On their YouTube channel, host and "Vikings" enthusiast Vikinger addressed the fan theory that Sigurd survived his brush with death, and went on to marry a Northumbrian princess, as he does in the 13th century Icelandic Sagas, "The Saga of Ragnar Loðbrók & the Saga of Ragnar's Sons" (via Aldsidu). As fan Hernan Reyes commented on the video prior to Season 5, "The axe blow could well have knocked Sigurd out; he may have bled internally ... but a small axe thrown from across that long table would not necessarily hit the heart, and ... Sigurd may well have survived." 

While some fans based their desire to see Sigurd live (even if it happened off-screen) on Hirst's source material, others simply felt betrayed by his abrupt death. "Stupid how they built up baby Sigurd so much," wrote Reddit user Sherman_Gepard, adding, "[they] loved showing him and that eye. Then just killed him off before [he did] even one significant thing."

Though the episodes following Sigurd's run-in with Ivar do little to imply he survived his wound, a cursory glance at the Icelandic Sagas suggests fans had good reason to believe he did. The problem, of course, is that Hirst very intentionally deviated from known history and timelines and Scandinavian literary tradition in constructing his series.

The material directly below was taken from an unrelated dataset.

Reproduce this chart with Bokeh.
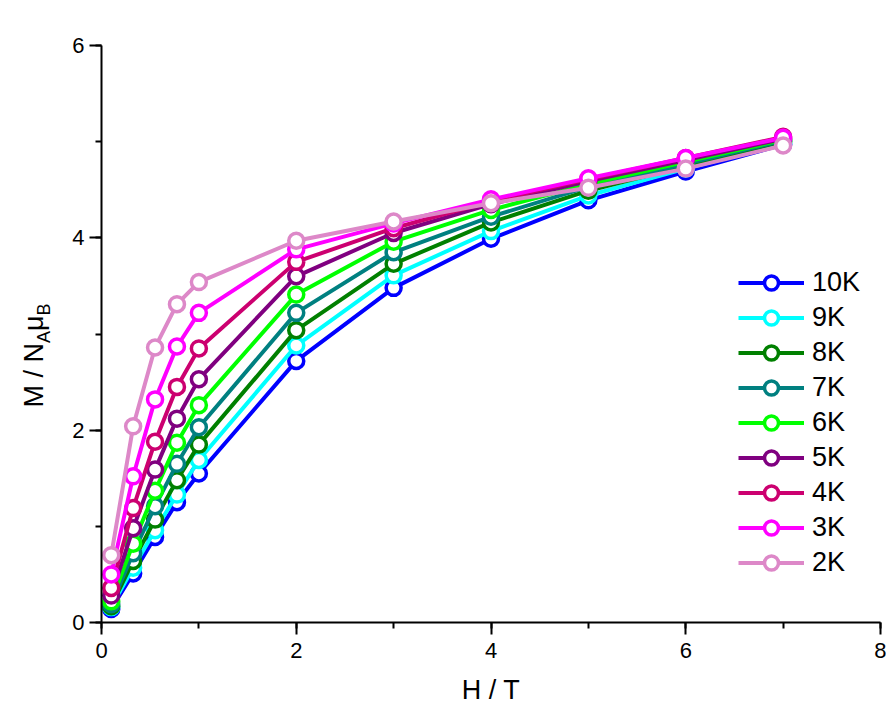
import math
from bokeh.plotting import figure
from bokeh.models import SingleIntervalTicker, Range1d, Legend
from bokeh.layouts import row
from bokeh.core.properties import value
from bokeh.embed import file_html
from bokeh.resources import INLINE

# Field values (T)
H = [0.1, 0.325, 0.55, 0.775, 1.0, 2, 3, 4, 5, 6, 7]

labels = ["10K", "9K", "8K", "7K", "6K", "5K", "4K", "3K", "2K"]
m_10K = [0.14, 0.51, 0.89, 1.25, 1.55, 2.72, 3.48, 3.99, 4.39, 4.69, 4.97]
m_9K = [0.16, 0.57, 0.96, 1.33, 1.69, 2.88, 3.61, 4.07, 4.44, 4.72, 4.98]
m_8K = [0.17, 0.64, 1.07, 1.48, 1.85, 3.04, 3.73, 4.16, 4.49, 4.75, 5.00]
m_7K = [0.19, 0.72, 1.21, 1.65, 2.03, 3.22, 3.85, 4.22, 4.53, 4.77, 5.01]
m_6K = [0.22, 0.82, 1.37, 1.87, 2.26, 3.41, 3.96, 4.29, 4.56, 4.79, 5.02]
m_5K = [0.28, 0.98, 1.59, 2.12, 2.53, 3.60, 4.05, 4.35, 4.59, 4.81, 5.03]
m_4K = [0.36, 1.19, 1.88, 2.45, 2.85, 3.75, 4.10, 4.38, 4.61, 4.83, 5.05]
m_3K = [0.50, 1.52, 2.32, 2.87, 3.22, 3.88, 4.15, 4.40, 4.62, 4.83, 5.04]
m_2K = [0.70, 2.04, 2.86, 3.31, 3.54, 3.97, 4.17, 4.36, 4.52, 4.72, 4.96]
series = [m_10K, m_9K, m_8K, m_7K, m_6K, m_5K, m_4K, m_3K, m_2K]
colors = ["#0000FF", "#00FFFF", "#008000", "#008080", "#00FF00",
          "#800080", "#CC0070", "#FF00FF", "#DD88C8"]

FONT = "Liberation Sans"
TITLE_W = 60
TOP, BOTTOM = 45, 100

p = figure(width=886 - TITLE_W, height=722, output_backend="svg",
           toolbar_location=None,
           x_range=Range1d(0, 8), y_range=Range1d(0, 6),
           min_border_left=101 - TITLE_W, min_border_right=6,
           min_border_top=TOP, min_border_bottom=BOTTOM)
p.outline_line_color = None
p.xgrid.visible = False
p.ygrid.visible = False
p.background_fill_color = "white"
p.border_fill_color = "white"

p.xaxis.ticker = SingleIntervalTicker(interval=2, num_minor_ticks=2)
p.yaxis.ticker = SingleIntervalTicker(interval=2, num_minor_ticks=2)
for ax in (p.xaxis, p.yaxis):
    ax.axis_line_width = 2
    ax.axis_line_color = "black"
    ax.major_tick_line_width = 2
    ax.minor_tick_line_width = 2
    ax.major_tick_out = 12
    ax.major_tick_in = 0
    ax.minor_tick_out = 6
    ax.minor_tick_in = 0
    ax.major_label_text_font = FONT
    ax.major_label_text_font_size = "22px"
    ax.major_label_text_color = "black"

p.xaxis.major_label_standoff = 8
p.yaxis.major_label_standoff = 5
p.xaxis.axis_label = "H / T"
p.xaxis.axis_label_text_font = FONT
p.xaxis.axis_label_text_font_size = "27px"
p.xaxis.axis_label_text_font_style = "normal"
p.xaxis.axis_label_text_color = "black"
p.xaxis.axis_label_standoff = 14

items = []
for lab, ys, c in zip(labels, series, colors):
    r1 = p.line(H, ys, line_color=c, line_width=4)
    r2 = p.scatter(H, ys, marker="circle", size=15, fill_color="white",
                   line_color=c, line_width=3.5)
    items.append((lab, [r1, r2]))

legend = Legend(items=items, location=(637, 42), padding=0, margin=0,
                spacing=0, glyph_width=66, glyph_height=35, label_height=35,
                label_standoff=8, border_line_color=None,
                background_fill_alpha=0,
                label_text_font=FONT, label_text_font_size="27px",
                label_text_color="black")
p.add_layout(legend, "center")

# Separate narrow panel holding the rotated y-axis title  M / N_A μ_B.
# The row aligns its frame with the main frame, so its y range spans
# exactly that frame (pixel-like units measured up from the bottom).
tf = figure(width=TITLE_W, height=722, output_backend="svg",
            toolbar_location=None, x_range=Range1d(0, TITLE_W),
            y_range=Range1d(BOTTOM, 722 - TOP), min_border=0,
            x_axis_type=None, y_axis_type=None)
tf.title.visible = False
tf.grid.visible = False
tf.outline_line_color = None
tf.background_fill_color = "white"
tf.border_fill_color = "white"

ang = math.pi / 2
title_parts = ["M / N", "A", "\u03bc", "B"]
part_sizes = ["27px", "18px", "27px", "18px"]
part_cx = [33.5, 43.5, 33.5, 43.5]
part_cy = [374.8, 336.5, 322.7, 309.0]   # from top of the page
for txt, fs, cx, cy in zip(title_parts, part_sizes, part_cx, part_cy):
    tf.text(x=[cx], y=[722 - cy], text=[txt], angle=ang,
            text_font=value(FONT), text_font_size=value(fs),
            text_color="black", text_align="center",
            text_baseline="middle")

layout = row(tf, p, spacing=0)
open("out.html", "w").write(file_html(layout, INLINE))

As with any epic television adaptation, certain narrative branches and subplots had to be cut in order to ensure the "Vikings" timeline" didn't get bogged down. 

How viable is the Sigurd Lives theory?

Sigurd Snake-in-The-Eye/Sigurd Áslaugsson features prominently in the Sagas long after Ragnar's death, becoming the grandfather of real-life 10th Century King Harald Fairhair. In "The Saga of the Volsungs: With the Saga of Ragnar Lothbrok," Jackson Crawford explains that, "By connecting the Norwegian royal family with this preeminent family of Norse heroes, the Saga of Ragnar Lođbrók was part of a tradition that glorified living rulers and helped justify their claims to power ..." (Crawford, page XIX).  

This contradicts Hirst's depiction of Harald (Peter Franzén's Harald Hálfdansson Fine Hair), since he's at least a dozen or so years older than Sigurd in the series. In order to create a more dynamic story, Hirst moved actual historical figures like Harald I and Rollo of Normandy (Clive Standen) into the same timeline as Ragnar (Travis Fimmel), despite the fact that their heydays don't exactly line up. 

This may be why he chose to cut Sigurd from a story in which, traditionally, he plays a key role. Since Hirst depicted Harald I as Ragnar's contemporary, he didn't need Sigurd to act as a bridge between legend and later reality. By killing him off, Hirst avoided having to juggle yet another son's story in an already crowded and soon-to-conclude series. While that may put the kibosh on the Sigurd Lives fan theory, it at least explains why one of Ragnar's most famous sons (are there any other kind?) exited the epic far earlier than expected.